Russia and India's approach disrupted this norm. They chose the "physical delivery" route—conducting large-scale transactions directly in the physical market, completely bypassing the futures market. It's like they punctured a hole in the monopoly system built by Western capital. The advantage of futures markets is high liquidity and low costs, but their obvious downside is that prices are entirely driven by participants' expectations and emotions, making them susceptible to manipulation by large funds. The physical market, although more costly and less liquid, has a critical feature—it is real and cannot be created out of thin air. When someone shorts in futures to push prices down, the real supply situation in the physical market acts as a safeguard.
From another perspective, if more countries and enterprises start bypassing futures markets and conduct large-scale commodity transactions and settlements directly in the physical market, the pricing power of futures will gradually erode. Losing pricing power means that institutions profiting from manipulating futures will lose their tools for profit. This is indeed a threat to them.
So, the current situation is quite interesting.

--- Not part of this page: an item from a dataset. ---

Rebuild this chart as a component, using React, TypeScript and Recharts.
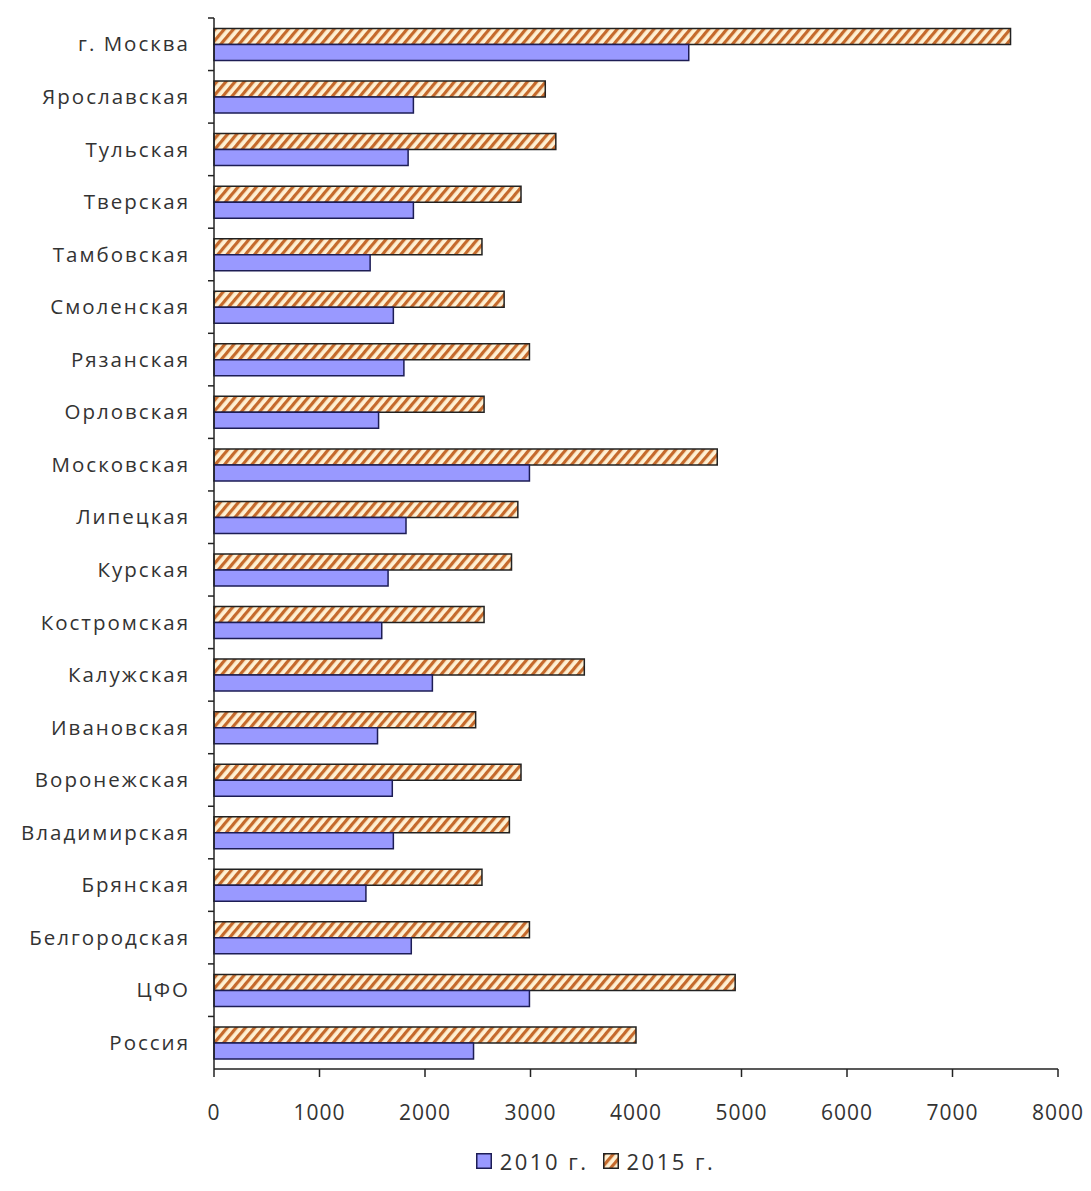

On one hand, operations like Russia and India's represent a new trading and settlement model, challenging the existing international commodity pricing discourse. On the other hand, traditional capital forces will not sit idly by—they will do their best to defend the system they control. Could the silver market become a microcosm of this game? At least from the current trends, the power dynamics in the global commodity markets are subtly shifting. This change also offers significant insights for the crypto world—decentralized trading, bypassing intermediaries, and direct settlement are ideas that are already being practiced in traditional finance.